§ Job
Retype only the lines from the top of the records to the line with "152, 152, 152.5, 151.8, 151.3]", including that line but none of the pictures.

(Rows from a dataset of charts and code)
- - - - - - -

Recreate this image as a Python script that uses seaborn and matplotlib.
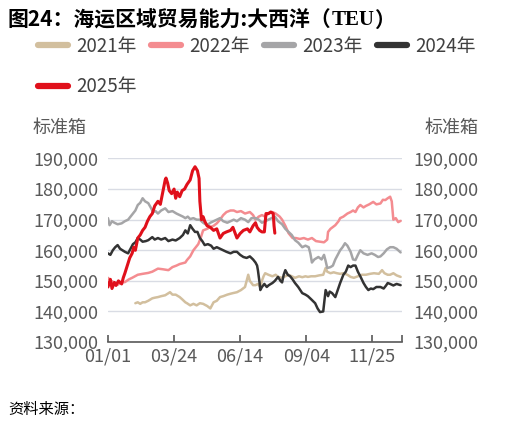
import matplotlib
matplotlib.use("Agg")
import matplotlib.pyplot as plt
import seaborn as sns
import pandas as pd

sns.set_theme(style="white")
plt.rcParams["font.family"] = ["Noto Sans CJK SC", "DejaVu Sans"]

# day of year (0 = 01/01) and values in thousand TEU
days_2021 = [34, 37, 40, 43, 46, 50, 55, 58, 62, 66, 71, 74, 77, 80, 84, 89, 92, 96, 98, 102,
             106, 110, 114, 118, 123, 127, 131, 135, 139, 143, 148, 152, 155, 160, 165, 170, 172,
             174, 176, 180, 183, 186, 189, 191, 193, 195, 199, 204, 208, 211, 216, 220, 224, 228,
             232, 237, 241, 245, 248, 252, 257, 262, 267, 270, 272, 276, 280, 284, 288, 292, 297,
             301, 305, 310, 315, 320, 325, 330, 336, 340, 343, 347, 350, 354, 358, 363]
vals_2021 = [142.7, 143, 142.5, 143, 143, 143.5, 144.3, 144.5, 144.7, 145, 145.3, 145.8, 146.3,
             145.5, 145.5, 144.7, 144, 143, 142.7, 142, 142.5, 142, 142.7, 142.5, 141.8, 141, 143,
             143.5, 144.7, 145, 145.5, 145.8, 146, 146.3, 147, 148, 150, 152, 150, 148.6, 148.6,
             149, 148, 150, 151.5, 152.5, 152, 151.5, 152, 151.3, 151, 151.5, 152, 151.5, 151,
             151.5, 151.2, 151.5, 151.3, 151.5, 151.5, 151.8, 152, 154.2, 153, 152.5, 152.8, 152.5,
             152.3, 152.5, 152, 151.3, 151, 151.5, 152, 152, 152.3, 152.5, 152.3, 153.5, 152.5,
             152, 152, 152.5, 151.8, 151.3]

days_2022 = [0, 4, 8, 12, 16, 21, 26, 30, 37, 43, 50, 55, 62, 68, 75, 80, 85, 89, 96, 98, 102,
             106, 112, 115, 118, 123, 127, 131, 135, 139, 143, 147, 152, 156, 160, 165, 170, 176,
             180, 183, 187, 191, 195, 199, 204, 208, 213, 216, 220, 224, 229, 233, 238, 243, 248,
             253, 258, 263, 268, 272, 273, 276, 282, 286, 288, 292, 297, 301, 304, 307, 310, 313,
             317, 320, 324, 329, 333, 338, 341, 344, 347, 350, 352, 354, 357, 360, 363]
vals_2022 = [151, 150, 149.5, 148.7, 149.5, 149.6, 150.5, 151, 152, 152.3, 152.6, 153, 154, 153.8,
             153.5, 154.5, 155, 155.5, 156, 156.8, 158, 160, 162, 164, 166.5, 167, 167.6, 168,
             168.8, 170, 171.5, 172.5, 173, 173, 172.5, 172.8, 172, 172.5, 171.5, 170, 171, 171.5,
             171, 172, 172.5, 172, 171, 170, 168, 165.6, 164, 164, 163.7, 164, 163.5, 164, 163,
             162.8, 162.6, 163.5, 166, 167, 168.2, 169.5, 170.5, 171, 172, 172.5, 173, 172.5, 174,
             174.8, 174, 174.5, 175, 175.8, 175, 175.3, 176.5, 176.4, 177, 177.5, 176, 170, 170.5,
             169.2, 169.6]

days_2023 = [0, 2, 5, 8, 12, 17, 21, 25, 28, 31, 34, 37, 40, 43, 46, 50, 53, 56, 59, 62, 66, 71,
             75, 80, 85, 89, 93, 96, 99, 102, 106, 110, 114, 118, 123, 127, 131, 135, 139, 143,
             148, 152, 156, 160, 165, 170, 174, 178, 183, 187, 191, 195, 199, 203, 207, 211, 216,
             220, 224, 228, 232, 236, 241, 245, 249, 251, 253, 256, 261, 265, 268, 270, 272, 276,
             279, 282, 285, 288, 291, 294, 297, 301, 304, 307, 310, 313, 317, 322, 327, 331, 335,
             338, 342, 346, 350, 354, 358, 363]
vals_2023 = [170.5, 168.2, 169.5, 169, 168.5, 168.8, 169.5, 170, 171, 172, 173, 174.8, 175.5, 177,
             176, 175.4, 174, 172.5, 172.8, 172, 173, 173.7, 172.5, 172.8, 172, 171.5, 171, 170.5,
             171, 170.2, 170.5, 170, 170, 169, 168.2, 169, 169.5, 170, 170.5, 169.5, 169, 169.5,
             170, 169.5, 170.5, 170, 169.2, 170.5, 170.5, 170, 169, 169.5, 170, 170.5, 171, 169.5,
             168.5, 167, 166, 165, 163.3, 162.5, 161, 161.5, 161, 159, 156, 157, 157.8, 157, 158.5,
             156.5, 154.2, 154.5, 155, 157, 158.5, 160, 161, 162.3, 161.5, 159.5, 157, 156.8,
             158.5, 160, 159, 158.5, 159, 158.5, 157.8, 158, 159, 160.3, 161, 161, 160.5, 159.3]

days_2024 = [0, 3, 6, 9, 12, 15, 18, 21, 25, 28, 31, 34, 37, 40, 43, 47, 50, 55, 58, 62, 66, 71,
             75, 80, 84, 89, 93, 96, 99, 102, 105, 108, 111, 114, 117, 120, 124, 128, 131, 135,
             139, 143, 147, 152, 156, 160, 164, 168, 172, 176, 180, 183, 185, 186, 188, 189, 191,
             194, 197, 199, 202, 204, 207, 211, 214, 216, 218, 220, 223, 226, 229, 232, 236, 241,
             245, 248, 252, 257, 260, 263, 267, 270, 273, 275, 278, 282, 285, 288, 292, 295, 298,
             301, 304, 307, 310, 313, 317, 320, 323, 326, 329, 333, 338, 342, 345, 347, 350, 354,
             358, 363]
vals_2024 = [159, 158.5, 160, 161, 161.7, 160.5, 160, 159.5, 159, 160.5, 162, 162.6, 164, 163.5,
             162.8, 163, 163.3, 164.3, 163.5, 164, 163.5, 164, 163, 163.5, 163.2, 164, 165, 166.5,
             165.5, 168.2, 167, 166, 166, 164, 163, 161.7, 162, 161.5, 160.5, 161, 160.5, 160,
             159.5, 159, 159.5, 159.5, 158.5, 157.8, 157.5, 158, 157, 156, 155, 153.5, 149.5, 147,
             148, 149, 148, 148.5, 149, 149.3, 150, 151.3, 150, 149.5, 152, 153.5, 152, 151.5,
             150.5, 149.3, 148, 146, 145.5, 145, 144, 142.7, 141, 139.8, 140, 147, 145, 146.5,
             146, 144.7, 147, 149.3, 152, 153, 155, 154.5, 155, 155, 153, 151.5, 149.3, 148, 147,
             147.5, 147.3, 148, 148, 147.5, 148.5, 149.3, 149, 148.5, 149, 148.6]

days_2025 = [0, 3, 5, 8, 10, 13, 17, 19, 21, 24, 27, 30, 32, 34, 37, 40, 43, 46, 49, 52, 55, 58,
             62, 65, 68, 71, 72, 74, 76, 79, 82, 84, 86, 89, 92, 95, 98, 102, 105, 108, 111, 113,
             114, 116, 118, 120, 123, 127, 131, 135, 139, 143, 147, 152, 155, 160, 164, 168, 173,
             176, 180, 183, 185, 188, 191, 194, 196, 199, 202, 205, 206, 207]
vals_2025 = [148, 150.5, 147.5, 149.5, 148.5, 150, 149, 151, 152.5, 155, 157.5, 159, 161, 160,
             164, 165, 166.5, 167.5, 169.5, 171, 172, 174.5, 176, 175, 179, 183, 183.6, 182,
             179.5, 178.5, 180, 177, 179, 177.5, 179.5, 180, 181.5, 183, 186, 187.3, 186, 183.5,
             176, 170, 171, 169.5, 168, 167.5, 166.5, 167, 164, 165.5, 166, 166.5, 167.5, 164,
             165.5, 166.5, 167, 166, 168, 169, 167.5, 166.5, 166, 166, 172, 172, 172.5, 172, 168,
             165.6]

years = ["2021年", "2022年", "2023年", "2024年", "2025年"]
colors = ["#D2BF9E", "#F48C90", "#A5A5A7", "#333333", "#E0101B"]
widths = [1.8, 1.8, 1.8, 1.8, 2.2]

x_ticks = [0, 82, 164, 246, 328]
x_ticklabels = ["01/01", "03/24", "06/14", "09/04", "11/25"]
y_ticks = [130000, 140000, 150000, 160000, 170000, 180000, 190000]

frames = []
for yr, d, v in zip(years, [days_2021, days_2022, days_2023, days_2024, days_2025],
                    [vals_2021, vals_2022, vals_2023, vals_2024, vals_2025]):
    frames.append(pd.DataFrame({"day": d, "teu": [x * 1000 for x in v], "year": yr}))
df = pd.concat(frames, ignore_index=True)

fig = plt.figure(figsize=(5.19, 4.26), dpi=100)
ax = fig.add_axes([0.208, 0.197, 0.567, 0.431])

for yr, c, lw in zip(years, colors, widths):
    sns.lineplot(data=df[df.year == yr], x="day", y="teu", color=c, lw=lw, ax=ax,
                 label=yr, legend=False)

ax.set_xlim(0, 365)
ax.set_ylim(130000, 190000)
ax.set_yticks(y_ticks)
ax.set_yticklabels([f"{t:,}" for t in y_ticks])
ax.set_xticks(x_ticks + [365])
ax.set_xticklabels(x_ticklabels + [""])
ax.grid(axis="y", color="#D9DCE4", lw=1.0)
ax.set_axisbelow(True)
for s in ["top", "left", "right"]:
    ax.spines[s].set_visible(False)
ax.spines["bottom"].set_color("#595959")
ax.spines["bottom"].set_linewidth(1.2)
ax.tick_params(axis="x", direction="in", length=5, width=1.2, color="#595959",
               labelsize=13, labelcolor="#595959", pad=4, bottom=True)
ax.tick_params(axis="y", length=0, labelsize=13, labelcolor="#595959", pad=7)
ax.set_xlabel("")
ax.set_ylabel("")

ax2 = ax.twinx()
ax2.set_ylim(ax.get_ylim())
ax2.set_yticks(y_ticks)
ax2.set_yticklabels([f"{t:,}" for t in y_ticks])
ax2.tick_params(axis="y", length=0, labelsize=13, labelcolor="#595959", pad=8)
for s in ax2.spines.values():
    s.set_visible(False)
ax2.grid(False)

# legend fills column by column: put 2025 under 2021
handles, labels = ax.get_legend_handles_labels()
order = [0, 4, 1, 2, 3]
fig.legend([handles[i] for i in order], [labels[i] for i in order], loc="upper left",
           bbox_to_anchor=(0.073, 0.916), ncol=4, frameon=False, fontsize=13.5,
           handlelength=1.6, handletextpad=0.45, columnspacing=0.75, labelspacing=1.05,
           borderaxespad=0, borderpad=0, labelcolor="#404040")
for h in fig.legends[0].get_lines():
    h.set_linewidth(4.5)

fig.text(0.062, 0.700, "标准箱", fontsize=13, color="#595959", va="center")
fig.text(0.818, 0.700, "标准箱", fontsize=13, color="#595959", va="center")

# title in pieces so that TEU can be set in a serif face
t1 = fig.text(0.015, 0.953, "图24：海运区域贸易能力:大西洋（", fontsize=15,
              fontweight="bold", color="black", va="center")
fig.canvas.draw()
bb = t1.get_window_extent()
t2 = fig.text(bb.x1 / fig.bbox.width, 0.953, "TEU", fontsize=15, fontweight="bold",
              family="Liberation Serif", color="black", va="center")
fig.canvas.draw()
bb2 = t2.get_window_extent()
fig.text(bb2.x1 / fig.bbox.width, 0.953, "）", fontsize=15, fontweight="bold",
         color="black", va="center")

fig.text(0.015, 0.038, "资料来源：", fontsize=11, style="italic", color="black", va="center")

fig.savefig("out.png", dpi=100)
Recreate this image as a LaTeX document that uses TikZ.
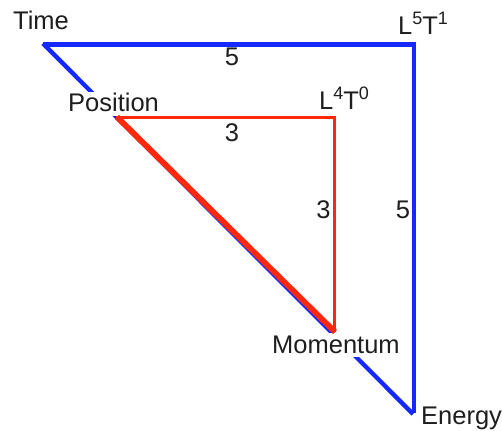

- - - - - - -

§ Solution for this task
Recreate this image as a Python script that uses seaborn and matplotlib.
import matplotlib
matplotlib.use("Agg")
import matplotlib.pyplot as plt
import seaborn as sns
import pandas as pd

sns.set_theme(style="white")
plt.rcParams["font.family"] = ["Noto Sans CJK SC", "DejaVu Sans"]

# day of year (0 = 01/01) and values in thousand TEU
days_2021 = [34, 37, 40, 43, 46, 50, 55, 58, 62, 66, 71, 74, 77, 80, 84, 89, 92, 96, 98, 102,
             106, 110, 114, 118, 123, 127, 131, 135, 139, 143, 148, 152, 155, 160, 165, 170, 172,
             174, 176, 180, 183, 186, 189, 191, 193, 195, 199, 204, 208, 211, 216, 220, 224, 228,
             232, 237, 241, 245, 248, 252, 257, 262, 267, 270, 272, 276, 280, 284, 288, 292, 297,
             301, 305, 310, 315, 320, 325, 330, 336, 340, 343, 347, 350, 354, 358, 363]
vals_2021 = [142.7, 143, 142.5, 143, 143, 143.5, 144.3, 144.5, 144.7, 145, 145.3, 145.8, 146.3,
             145.5, 145.5, 144.7, 144, 143, 142.7, 142, 142.5, 142, 142.7, 142.5, 141.8, 141, 143,
             143.5, 144.7, 145, 145.5, 145.8, 146, 146.3, 147, 148, 150, 152, 150, 148.6, 148.6,
             149, 148, 150, 151.5, 152.5, 152, 151.5, 152, 151.3, 151, 151.5, 152, 151.5, 151,
             151.5, 151.2, 151.5, 151.3, 151.5, 151.5, 151.8, 152, 154.2, 153, 152.5, 152.8, 152.5,
             152.3, 152.5, 152, 151.3, 151, 151.5, 152, 152, 152.3, 152.5, 152.3, 153.5, 152.5,
             152, 152, 152.5, 151.8, 151.3]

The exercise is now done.